What Does The Polio Vaccine And Architecture Have In Common? Well, how many times have you walked into a room and felt like you belonged? How about a space that you felt productive in, one that made you feel creative? Do you know that it is clever interior design that creates this feel? Your built environment influences so many facets of your life. And, it’s only recently that leaders are recognising the importance of a well thought out and designed environment.
Jonas Salk, the inventor of the polio vaccine, credits his discovery to a 13th Century Monastery known as the Basilica of San Francesco d’Assisi. He had hit a stalemate in his dark basement laboratory in Pittsburgh. So decided to take a break and retreated to the Monastery in the quiet hills of Assisi, Italy. The Basilica could not have been more different than the lab with its beautiful Romanesque Architecture and Gothic styles. It was only after he spent time roaming through columns and cloistered courtyards that he was able to have new insights into the problem he was trying to solve.
Jonas so strongly believed that architecture influenced the mind that he built the ‘Salk Institute’ to stimulate breakthroughs and creativity. This is where lies the connection between the Polio Vaccine and Architecture.
Clever design helps productivity and creativeness
Researchers are now studying how to design spaces that promote creativity, keep students focused or create relaxation and intimacy.
In 2007, a study demonstrated that the height of a room affected how people processed information. The higher the ceiling, the greater the ability for creative thinking and freer thoughts. Conversely lower ceilings allowed people to focus on details. This is where the use of bulkheads are great in an open-plan space.
A 2000 study found that if people had views to natural settings, either real or images they were able to concentrate better. It is suggested that urban settings are too stimulating with traffic and crowds. It takes more cognitive effort to deal with them than it does to look at a stream or forest of trees. The natural elements help calm us down and can reduce stress.
What about lighting?
It has long been recognised that correct lighting is vital in fighting fatigue. Researchers have found that using blue light-emitting diodes such as LED’s will keep your staff alert and awake.
However, using more natural light in schools (for example) provides a better learning environment for the students and, along with natural air, is known to help stimulate productivity.
So it seems, if you are struggling to think creatively or are stuck on something, then taking a break and going to an open space with natural light and fresh air might help solve the problem (as it did with Jonas Salk).
Effective design for commercial spaces
When designing for an office or commercial premise it is important the designer understands the culture of the company, work structure and type of work. The company’s mission statement is important and the target market vital if the correct design is to be produced.

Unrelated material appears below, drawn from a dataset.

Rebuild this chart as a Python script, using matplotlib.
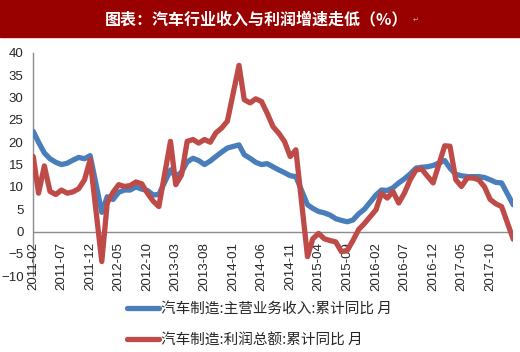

If the designer is not asking questions about spatial organisation, circulation, information transfer, interface and staff interaction you have the wrong person. These connections are vital to understanding the nature of the business and good effective design.
Interior design affects office productivity by influencing access to people and resources, comfort, privacy and flexibility.
The space is your brand, your community and your organisation. To ensure your corporate image matches your perceived image, a well-designed space is a necessity.